Broadchurch, starring David Tennant and Olivia Colman, premieres on BBC America on the 7th August at 10pm. The series examines how a small seaside community reacts after it becomes the focus of a police investigation following the mysterious death of an eleven-year-old boy.
Ahead of this, David Tennant has given an interview to the New York Times in which he talks about Broadchurch, Doctor Who and Richard II.
David was asked what he thought Broadchurch offered that other series do not. He said: “Very often in television crime dramas, for very obvious and often quite legitimate reasons, you don’t really feel the genuine impact of what crime does to the victim and those around it. In Broadchurch you can taste the grief and the horror and the extraordinariness of this random ghastly event happening to these people.”

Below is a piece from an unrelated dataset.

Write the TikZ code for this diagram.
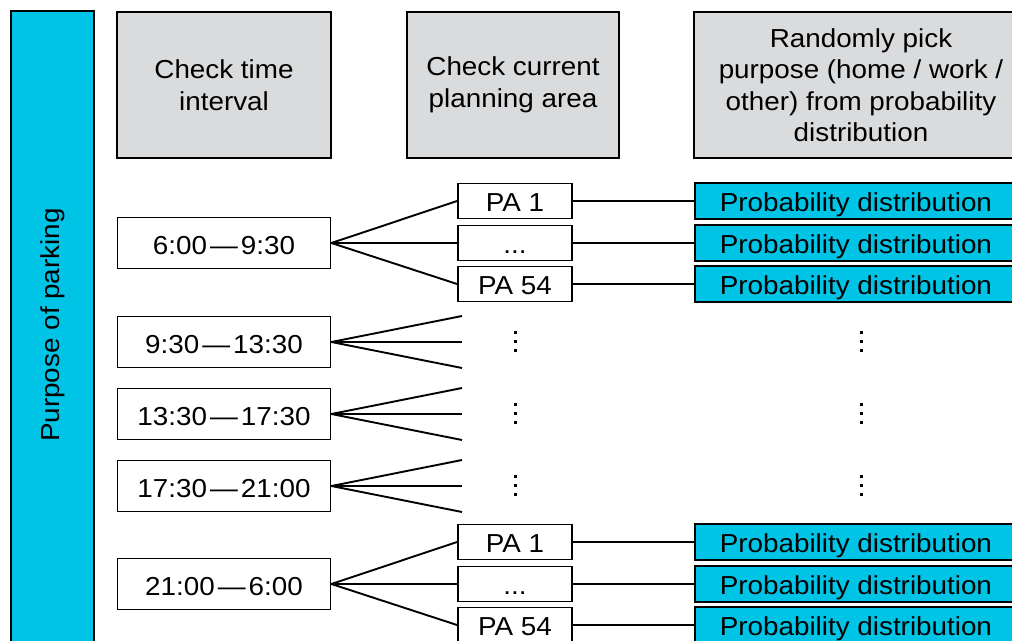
\documentclass[tikz,border=0pt]{standalone}
\usepackage{fontspec}
\setmainfont[FakeStretch=1.07]{Liberation Sans}
\definecolor{parkcyan}{RGB}{0,196,230}
\definecolor{headgray}{RGB}{218,219,221}
\newcommand{\tdash}{\kern3pt—\kern3pt}

\begin{document}
\begin{tikzpicture}[x=1pt, y=-1pt,
    every node/.style={font=\fontsize{26}{31.5}\selectfont, inner sep=0pt},
    box/.style={draw, line width=1.9pt},
    headbox/.style={box, fill=headgray, minimum width=#1, minimum height=146, align=center},
    timebox/.style={box, fill=white, minimum width=213, minimum height=51, text height=23pt, text depth=0pt},
    pabox/.style={box, fill=white, minimum width=114, minimum height=35, text height=21pt, text depth=0pt},
    probbox/.style={box, fill=parkcyan, minimum width=328, minimum height=36, text height=21pt, text depth=0pt},
    conn/.style={line width=1.9pt}]
        \useasboundingbox (0,0) rectangle (1012,640);
        % side bar
        \filldraw[fill=parkcyan, line width=1.9pt] (11,11) rectangle (94,680);
        \node[rotate=90] (purpose) at (52.5,325) {Purpose of parking};
        % column heads
        \node[headbox=214] (headtime) at (224,85) {Check time\\interval};
        \node[headbox=212] (headarea) at (513,85) {Check current\\planning area};
        \node[headbox=334] (headpick) at (861,85) {Randomly pick\\purpose (home / work /\\other) from probability\\distribution};
        % time intervals
        \foreach \n/\y/\lab in {1/243/{6:00\tdash 9:30}, 2/342/{9:30\tdash 13:30}, 3/414/{13:30\tdash 17:30}, 4/486/{17:30\tdash 21:00}, 5/584/{21:00\tdash 6:00}}
        {
            \node[timebox] (t\n) at (224,\y) {\lab};
        }
        % planning areas with distributions
        \foreach \n/\y in {1/243, 5/584}
        {
            \node[pabox] (pa\n a) at (515,\y-42) {PA 1};
            \node[pabox] (pa\n b) at (515,\y) {...};
            \node[pabox] (pa\n c) at (515,\y+41) {PA 54};
            \foreach \k in {a,b,c}
            {
                \node[probbox, anchor=west] (pd\n\k) at (694,0 |- pa\n\k) {\hspace*{-6pt}Probability distribution};
                \draw[conn] (t\n.east) -- (pa\n\k.west);
                \draw[conn] (pa\n\k.east) -- (pd\n\k.west);
            }
        }
        % omitted areas
        \foreach \n/\y in {2/342, 3/414, 4/486}
        {
            \coordinate (f\n a) at (462,\y-26);
            \coordinate (f\n b) at (462,\y);
            \coordinate (f\n c) at (462,\y+26);
            \foreach \k in {a,b,c}
                \draw[conn] (t\n.east) -- (f\n\k);
            \foreach \x in {515,861}
            \foreach \d in {-9,0,9}
            {
                \fill (\x-1.5,\y-1+\d-1.5) rectangle ++(3,3);
            }
        }
\end{tikzpicture}
\end{document}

The popular actor is best known for his role as the 10th Doctor in the long running Sci-Fi series Doctor Who, and it is well known that he wanted to be the Doctor from being 3 years old. When asked about this he said: “It all seems kind of absurd, doesn’t it? But broadly speaking, it’s true. I remember distinctly a conversation with my parents — or at least I think I do — about the people on TV and the fact that they were people pretending and thinking that was what I wanted to do with my life.”
Starting in October David will star in the Royal Shakespeare Company’s production of Richard II and he was asked what excites him most about playing a king who loses his crown? He said: “I love the politics of it. At first he’s quite an unappealing monarch. He’s not particularly good at it.”